At least one person in the building was missing.
The FBI tentatively identified the pilot as Joseph Stack. A federal law official said investigators were looking at a long anti-government screed and farewell note that he apparently posted on the Web earlier in the day as an explanation for what he was about to do.
In it, the author cited run-ins he had with the IRS and ranted about the tax agency, government bailouts and corporate America’s “thugs and plunderers.”
“I have had all I can stand,” he wrote in the note, dated Thursday, adding: “I choose not to keep looking over my shoulder at ‘big brother’ while he strips my carcass.”
Stack, 53, also apparently set fire to his house about six miles from the crash site before embarking on the suicide flight, said two law enforcement officials, who like other authorities spoke on condition of anonymity because the investigation was still going on.
The pilot took off in a single-engine Piper Cherokee from an airport in Georgetown, about 30 miles from Austin, without filing a flight plan. He flew low over the Austin skyline before plowing into the side of the hulking, seven-story, black-glass building just before 10 a.m. with a thunderous explosion that instantly stirred memories of Sept. 11.
Flames shot from the building, windows exploded, a huge pillar of black smoke rose over the city, and terrified workers rushed to get out.
The Pentagon scrambled two F-16 fighter jets from Houston to patrol the skies over the burning building before it became clear that it was the act of a lone pilot, and President Barack Obama was briefed on the crash.
“It felt like a bomb blew off,” said Peggy Walker, an IRS revenue officer who was sitting at her desk. “The ceiling caved in and windows blew in. We got up and ran.”

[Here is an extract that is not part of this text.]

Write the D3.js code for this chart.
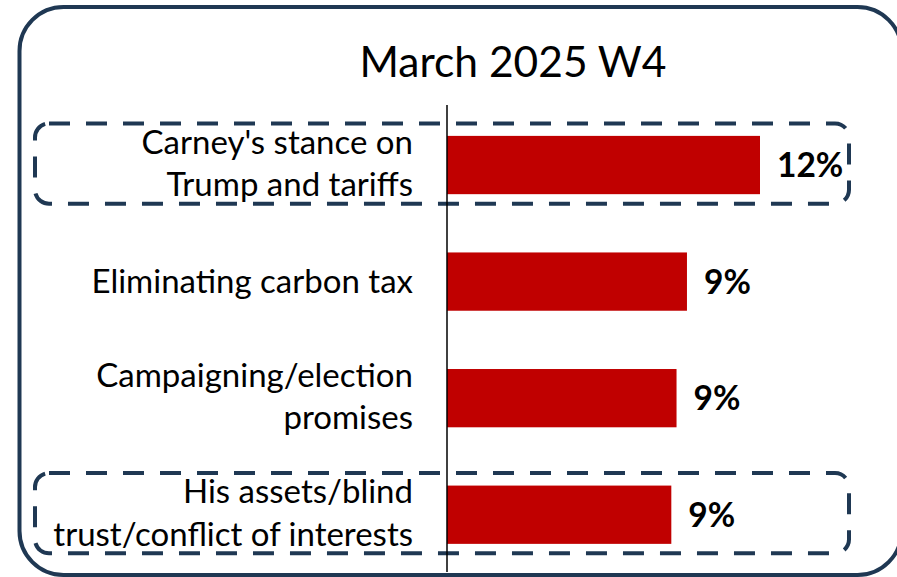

Stack was presumed dead, and police said they had not recovered his body. Thirteen people were treated after the crash and two remained in critical condition Thursday evening, authorities said. About 190 IRS employees work in the building.
Gerry Cullen was eating breakfast at a restaurant across the street when the plane struck the building and “vanished in a fireball.”
Matt Farney, who was in the parking lot of a nearby Home Depot, said he saw a low-flying plane near some apartments and the office building just before it crashed.